Using the above, I ran the following command:

pandoc -F write.py --template custom_template.latex ref.md

Which yielded the following output:

\documentclass[a4paper]{article}

\usepackage{luacode}
\usepackage{cite}
\usepackage[nonumberlist]{glossaries}
\usepackage{hyperref}
\usepackage[margin=2cm]{geometry}
\usepackage{graphicx}
\usepackage{array}
\usepackage{mfirstuc}
\usepackage[official]{eurosym}
\usepackage{luacode}

\makeglossaries

\graphicspath{{./images/}}

\newglossaryentry{LabView}
{
    name={LabView},
    description={
        system-design platorm and development environment for associated visual 
        programming language%
    }
}

\newglossaryentry{VI}
{
    name={VI},
    description={Virtual Instrument}
}

\begin{document}

    \tableofcontents
    \clearpage

    <pre><code>
\begin{itemize}
    \item item
    \begin{itemize}
        \item subitem
    \end{itemize}
    \item item
\end{itemize}</code></pre>

    \clearpage
    \bibliography{bibliography}
    \bibliographystyle{abbrv}
    \clearpage
    \printglossaries

\end{document}

As you can see the content is added where it needs to be (i.e. $body$, but the <pre> tag is still there, which makes sense because we are wrapping stuff in pf.CodeBlock in the script you proposed.

So technically, pandoc is still writing to html (the default), because panflute acts as a filter and not a writer. I'd like to circumvent the pandoc writer and dump straight to my template. Is there some sort of workaround?

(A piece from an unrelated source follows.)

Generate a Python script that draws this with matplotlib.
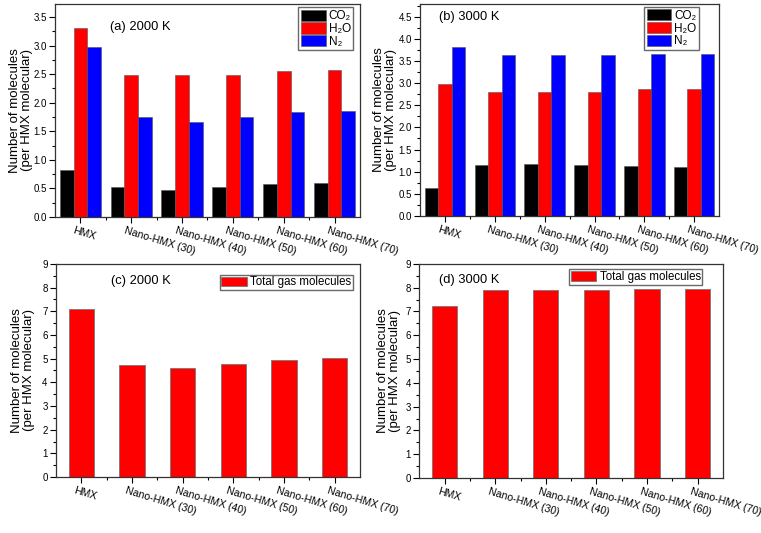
import numpy as np
import matplotlib.pyplot as plt
import matplotlib.transforms as mtransforms
from matplotlib.ticker import MultipleLocator, FixedLocator

plt.rcParams['font.family'] = ['Liberation Sans', 'DejaVu Sans']

# data
samples = ['HMX', 'Nano-HMX (30)', 'Nano-HMX (40)', 'Nano-HMX (50)', 'Nano-HMX (60)', 'Nano-HMX (70)']
species = ['CO\u2082', 'H\u2082O', 'N\u2082']

co2_2000 = [0.82, 0.53, 0.47, 0.53, 0.57, 0.59]
h2o_2000 = [3.31, 2.48, 2.48, 2.49, 2.55, 2.58]
n2_2000 = [2.98, 1.75, 1.67, 1.75, 1.83, 1.85]

co2_3000 = [0.62, 1.15, 1.17, 1.15, 1.12, 1.10]
h2o_3000 = [2.98, 2.80, 2.81, 2.81, 2.86, 2.87]
n2_3000 = [3.81, 3.63, 3.64, 3.63, 3.65, 3.66]

total_2000 = [7.11, 4.75, 4.61, 4.77, 4.93, 5.01]
total_3000 = [7.21, 7.88, 7.92, 7.90, 7.94, 7.94]

colors = ['black', '#ff0000', '#0000ff']
ylab = 'Number of molecules\n(per HMX molecular)'

fig = plt.figure(figsize=(7.61, 5.33), dpi=100)
ax_a = fig.add_axes([0.0723, 0.593, 0.4007, 0.3995])
ax_b = fig.add_axes([0.552, 0.595, 0.393, 0.3975])
ax_c = fig.add_axes([0.0736, 0.105, 0.3994, 0.400])
ax_d = fig.add_axes([0.551, 0.103, 0.399, 0.402])

x = np.arange(len(samples))


def style(ax, ymax, major, minor, fmt, labx):
    ax.set_xlim(-0.5, len(samples) - 0.5)
    ax.set_ylim(0, ymax)
    ax.yaxis.set_major_locator(MultipleLocator(major))
    ax.yaxis.set_minor_locator(MultipleLocator(minor))
    ax.yaxis.set_major_formatter(fmt)
    ax.set_xticks(x)
    ax.set_xticklabels([])
    ax.xaxis.set_minor_locator(FixedLocator(x[:-1] + 0.5))
    # rotated category labels, anchored a little left of each tick
    trans = ax.get_xaxis_transform() + mtransforms.ScaledTranslation(-4 / 72, -6 / 72, fig.dpi_scale_trans)
    for xi, s in zip(x, samples):
        ax.text(xi, 0, s, transform=trans, rotation=-17, ha='left', va='top',
                rotation_mode='anchor', fontsize=7.6)
    ax.tick_params(axis='y', labelsize=7)
    ax.tick_params(which='major', length=4, width=0.8, direction='out', pad=2)
    ax.tick_params(which='minor', length=2.5, width=0.8, direction='out')
    for sp in ax.spines.values():
        sp.set_color('#333333')
        sp.set_linewidth(0.9)
    ax.set_ylabel(ylab, fontsize=9.5, linespacing=1.0)
    ax.yaxis.set_label_coords(labx, 0.5)


def grouped(ax, series, ymax, title, tx, ty, legbox, labx):
    w = 0.27
    for k, (vals, c, lab) in enumerate(zip(series, colors, species)):
        ax.bar(x + (k - 1) * w, vals, w, color=c, edgecolor='#555555', linewidth=0.4, label=lab)
    style(ax, ymax, 0.5, 0.25, '{x:.1f}', labx)
    ax.text(tx, ty, title, transform=ax.transAxes, fontsize=9.3, va='center')
    ax.legend(loc='upper right', bbox_to_anchor=legbox, fontsize=8.5, frameon=True, fancybox=False,
              edgecolor='#444444', handlelength=2.1, handleheight=1.1, labelspacing=0.0,
              handletextpad=0.25, borderpad=0.2, borderaxespad=0.2)


def total(ax, vals, title, tx, ty, legbox, labx):
    ax.bar(x, vals, 0.5, color='#ff0000', edgecolor='#777777', linewidth=0.6, label='Total gas molecules')
    style(ax, 9, 1, 0.5, '{x:.0f}', labx)
    ax.text(tx, ty, title, transform=ax.transAxes, fontsize=9.3, va='center')
    ax.legend(loc='upper right', bbox_to_anchor=legbox, fontsize=8.3, frameon=True, fancybox=False,
              edgecolor='#444444', handlelength=2.2, handleheight=0.9,
              handletextpad=0.3, borderpad=0.15, borderaxespad=0.2)


grouped(ax_a, [co2_2000, h2o_2000, n2_2000], 3.73, '(a) 2000 K', 0.18, 0.89, (0.985, 0.995), -0.072)
grouped(ax_b, [co2_3000, h2o_3000, n2_3000], 4.79, '(b) 3000 K', 0.064, 0.94, (0.94, 0.998), -0.077)
total(ax_c, total_2000, '(c) 2000 K', 0.18, 0.92, (0.985, 0.96), -0.069)
total(ax_d, total_3000, '(d) 3000 K', 0.066, 0.925, (0.94, 0.985), -0.059)

fig.savefig('out.png', dpi=100)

sergiocorreia commented 2 years ago

Maybe replacing CodeBlock with something else would work? EG using "Plain"?

amine-aboufirass commented 2 years ago

Yes, thanks! But you do have to wrap the text in an Str object first. This is what worked for me:

import panflute as pf

def action(elem, doc):
    if isinstance(elem, pf.elements.BulletList):
        text = '\n'.join(pf.stringify(item) for item in elem.content)
        text = text.split('\n')
        text = ''.join('\n    ' + row for row in text)
        text = '\n\\begin{itemize}' + text + '\n\\end{itemize}'

        return pf.Plain(pf.Str(text))

    elif isinstance(elem, pf.ListItem) and isinstance(elem.parent, pf.BulletList):
        text = r'\item ' + pf.stringify(elem)
        return pf.ListItem(pf.Plain(pf.Str(text)))

def main(doc=None):
    return pf.run_filter(action, doc = doc)

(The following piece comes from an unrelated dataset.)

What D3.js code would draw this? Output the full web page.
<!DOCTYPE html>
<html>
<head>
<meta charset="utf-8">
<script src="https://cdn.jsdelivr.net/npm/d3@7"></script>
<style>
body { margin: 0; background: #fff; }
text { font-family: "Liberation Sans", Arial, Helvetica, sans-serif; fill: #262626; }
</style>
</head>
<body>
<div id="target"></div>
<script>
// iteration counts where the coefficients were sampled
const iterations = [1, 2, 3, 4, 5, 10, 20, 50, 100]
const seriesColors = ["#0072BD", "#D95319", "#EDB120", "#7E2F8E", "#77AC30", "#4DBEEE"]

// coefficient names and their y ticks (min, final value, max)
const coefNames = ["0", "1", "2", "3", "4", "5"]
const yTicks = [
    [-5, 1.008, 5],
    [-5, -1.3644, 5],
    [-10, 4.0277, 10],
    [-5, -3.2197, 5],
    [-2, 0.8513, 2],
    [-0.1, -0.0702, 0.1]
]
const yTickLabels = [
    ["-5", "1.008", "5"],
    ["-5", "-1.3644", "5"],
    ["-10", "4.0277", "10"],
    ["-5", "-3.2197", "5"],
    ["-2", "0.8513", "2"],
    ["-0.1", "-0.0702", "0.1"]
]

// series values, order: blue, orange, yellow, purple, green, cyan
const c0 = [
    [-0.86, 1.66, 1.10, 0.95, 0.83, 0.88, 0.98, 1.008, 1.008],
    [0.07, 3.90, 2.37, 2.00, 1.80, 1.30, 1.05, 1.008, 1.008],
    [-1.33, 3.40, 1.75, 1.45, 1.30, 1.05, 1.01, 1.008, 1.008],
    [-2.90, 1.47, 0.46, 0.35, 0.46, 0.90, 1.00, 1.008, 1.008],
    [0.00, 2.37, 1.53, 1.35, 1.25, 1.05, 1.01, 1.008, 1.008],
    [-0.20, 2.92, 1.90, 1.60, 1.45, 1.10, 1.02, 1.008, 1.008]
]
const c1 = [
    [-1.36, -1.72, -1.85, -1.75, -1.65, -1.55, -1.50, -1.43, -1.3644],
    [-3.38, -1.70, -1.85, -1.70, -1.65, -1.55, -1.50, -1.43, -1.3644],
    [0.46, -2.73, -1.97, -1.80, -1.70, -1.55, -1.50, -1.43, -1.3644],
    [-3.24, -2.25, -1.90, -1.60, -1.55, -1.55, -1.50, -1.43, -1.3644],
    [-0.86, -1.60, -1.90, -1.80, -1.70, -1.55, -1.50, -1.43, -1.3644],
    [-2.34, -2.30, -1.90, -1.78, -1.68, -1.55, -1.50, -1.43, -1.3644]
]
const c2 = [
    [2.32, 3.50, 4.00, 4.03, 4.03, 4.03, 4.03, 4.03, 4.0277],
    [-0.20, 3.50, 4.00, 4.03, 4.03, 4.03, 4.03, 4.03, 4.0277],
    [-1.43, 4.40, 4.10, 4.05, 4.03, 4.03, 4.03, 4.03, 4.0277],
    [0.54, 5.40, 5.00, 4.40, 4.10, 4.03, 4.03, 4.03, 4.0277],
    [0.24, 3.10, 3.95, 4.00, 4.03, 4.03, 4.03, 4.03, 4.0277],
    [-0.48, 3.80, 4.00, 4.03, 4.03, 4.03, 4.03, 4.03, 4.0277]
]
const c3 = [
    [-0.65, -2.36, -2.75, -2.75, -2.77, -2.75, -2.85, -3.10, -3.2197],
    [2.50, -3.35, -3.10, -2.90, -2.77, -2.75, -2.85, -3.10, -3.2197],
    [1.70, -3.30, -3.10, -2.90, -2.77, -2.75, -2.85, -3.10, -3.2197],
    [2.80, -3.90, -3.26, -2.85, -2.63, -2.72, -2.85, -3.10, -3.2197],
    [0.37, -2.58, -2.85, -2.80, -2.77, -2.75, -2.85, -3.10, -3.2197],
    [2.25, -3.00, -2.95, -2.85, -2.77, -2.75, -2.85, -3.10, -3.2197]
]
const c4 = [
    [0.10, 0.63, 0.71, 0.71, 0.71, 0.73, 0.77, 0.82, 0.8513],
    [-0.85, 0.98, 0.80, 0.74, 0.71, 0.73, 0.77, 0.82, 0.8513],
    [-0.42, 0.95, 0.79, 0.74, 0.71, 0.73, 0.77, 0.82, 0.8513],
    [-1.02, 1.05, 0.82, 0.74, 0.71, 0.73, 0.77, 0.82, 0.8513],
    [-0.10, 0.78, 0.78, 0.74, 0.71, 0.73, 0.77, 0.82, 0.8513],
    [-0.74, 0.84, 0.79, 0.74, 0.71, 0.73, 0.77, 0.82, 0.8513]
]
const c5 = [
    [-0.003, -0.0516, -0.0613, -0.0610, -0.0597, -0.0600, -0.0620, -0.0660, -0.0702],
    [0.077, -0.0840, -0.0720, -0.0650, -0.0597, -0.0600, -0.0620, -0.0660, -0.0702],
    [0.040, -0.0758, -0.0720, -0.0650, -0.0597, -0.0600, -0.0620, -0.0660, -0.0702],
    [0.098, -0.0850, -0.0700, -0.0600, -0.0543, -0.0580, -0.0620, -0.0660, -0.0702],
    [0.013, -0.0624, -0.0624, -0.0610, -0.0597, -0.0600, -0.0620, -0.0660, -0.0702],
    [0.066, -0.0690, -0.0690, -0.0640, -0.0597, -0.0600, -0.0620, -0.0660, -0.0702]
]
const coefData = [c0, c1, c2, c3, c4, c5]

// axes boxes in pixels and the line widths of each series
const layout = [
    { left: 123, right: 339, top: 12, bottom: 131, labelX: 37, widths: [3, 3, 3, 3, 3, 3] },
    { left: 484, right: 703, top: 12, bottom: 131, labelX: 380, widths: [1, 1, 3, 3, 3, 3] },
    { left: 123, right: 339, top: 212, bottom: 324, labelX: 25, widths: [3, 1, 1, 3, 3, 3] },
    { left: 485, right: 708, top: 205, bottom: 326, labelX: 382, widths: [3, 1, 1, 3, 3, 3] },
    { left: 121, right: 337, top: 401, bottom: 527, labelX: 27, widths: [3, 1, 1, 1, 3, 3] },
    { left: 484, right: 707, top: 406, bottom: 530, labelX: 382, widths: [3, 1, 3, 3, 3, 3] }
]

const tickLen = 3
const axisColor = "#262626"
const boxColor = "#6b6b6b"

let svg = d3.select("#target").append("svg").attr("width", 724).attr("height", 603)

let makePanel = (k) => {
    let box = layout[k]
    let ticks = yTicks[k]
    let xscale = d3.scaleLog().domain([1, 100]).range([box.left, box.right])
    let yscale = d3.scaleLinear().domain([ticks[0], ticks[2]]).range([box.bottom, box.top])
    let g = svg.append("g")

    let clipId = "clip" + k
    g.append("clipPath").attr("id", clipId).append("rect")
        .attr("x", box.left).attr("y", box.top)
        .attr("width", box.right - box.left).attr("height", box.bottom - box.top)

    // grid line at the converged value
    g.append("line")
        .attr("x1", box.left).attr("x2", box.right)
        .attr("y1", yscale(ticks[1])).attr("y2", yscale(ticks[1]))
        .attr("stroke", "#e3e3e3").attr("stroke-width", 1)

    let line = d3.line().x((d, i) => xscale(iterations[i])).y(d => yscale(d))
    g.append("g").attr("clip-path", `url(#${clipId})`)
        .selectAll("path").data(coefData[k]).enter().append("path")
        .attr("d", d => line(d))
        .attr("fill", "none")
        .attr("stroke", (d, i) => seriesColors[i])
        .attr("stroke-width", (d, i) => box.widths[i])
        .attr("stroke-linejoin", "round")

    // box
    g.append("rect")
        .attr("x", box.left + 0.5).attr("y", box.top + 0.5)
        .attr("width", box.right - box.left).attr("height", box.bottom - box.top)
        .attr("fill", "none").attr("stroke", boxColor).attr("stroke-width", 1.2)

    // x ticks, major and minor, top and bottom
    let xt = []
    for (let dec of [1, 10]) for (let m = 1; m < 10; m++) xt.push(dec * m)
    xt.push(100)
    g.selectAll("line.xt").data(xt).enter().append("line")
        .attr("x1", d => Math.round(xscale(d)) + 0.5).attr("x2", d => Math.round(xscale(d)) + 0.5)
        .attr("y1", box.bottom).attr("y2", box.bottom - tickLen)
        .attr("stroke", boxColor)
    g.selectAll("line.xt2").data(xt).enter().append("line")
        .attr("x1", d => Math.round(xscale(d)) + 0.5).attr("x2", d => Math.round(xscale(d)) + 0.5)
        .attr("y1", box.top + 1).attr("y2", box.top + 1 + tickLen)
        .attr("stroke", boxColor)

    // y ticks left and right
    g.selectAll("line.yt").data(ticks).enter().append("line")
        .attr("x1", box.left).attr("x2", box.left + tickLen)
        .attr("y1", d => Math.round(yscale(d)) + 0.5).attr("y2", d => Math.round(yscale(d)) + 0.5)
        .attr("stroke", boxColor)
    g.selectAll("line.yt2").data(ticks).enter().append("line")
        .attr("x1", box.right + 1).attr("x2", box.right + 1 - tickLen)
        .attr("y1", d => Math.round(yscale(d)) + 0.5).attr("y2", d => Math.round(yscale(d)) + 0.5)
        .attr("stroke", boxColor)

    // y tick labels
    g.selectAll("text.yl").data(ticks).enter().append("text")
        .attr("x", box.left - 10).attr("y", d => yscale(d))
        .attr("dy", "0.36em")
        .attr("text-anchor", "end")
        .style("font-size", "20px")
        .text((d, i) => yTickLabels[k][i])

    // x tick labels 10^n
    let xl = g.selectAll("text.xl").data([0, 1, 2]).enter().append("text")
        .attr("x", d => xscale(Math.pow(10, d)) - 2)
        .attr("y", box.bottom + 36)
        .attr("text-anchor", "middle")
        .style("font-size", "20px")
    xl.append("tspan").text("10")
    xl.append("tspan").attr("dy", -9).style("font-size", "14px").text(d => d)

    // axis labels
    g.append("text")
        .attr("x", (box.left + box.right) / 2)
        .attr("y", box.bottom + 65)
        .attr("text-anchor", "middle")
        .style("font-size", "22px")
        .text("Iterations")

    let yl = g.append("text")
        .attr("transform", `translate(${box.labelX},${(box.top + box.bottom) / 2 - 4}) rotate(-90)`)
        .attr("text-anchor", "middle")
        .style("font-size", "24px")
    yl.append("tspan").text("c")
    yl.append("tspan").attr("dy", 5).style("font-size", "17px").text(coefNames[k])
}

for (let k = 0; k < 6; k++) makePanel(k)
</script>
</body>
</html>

if __name__ == "__main__":
    main()
amine-aboufirass commented 2 years ago

Let me just add that the pandoc command must be adjusted after this, otherwise the default tex writer in pandoc will kick in, which we don't want in this case. The option "plain" will forcibly disable the behavior:

pandoc -F write.py -t plain --template custom_template.latex -o test.tex test.md

badumont commented 2 years ago

Just to explain what happened in your first try above: the <code> and <pre> tags appear because pandoc -F write.py --template custom_template.latex ref.md does not specify an output format (so it defaults to HTML) and you wrap your LaTeX code in a CodeBlock, which is like a listing in LaTeX. You should get the desired output by replacing return pf.CodeBlock(text) with return pf.RawBlock(text, 'latex') (or format='latex'?) and by specifying on the command line either -t latex or an output file ending with .tex.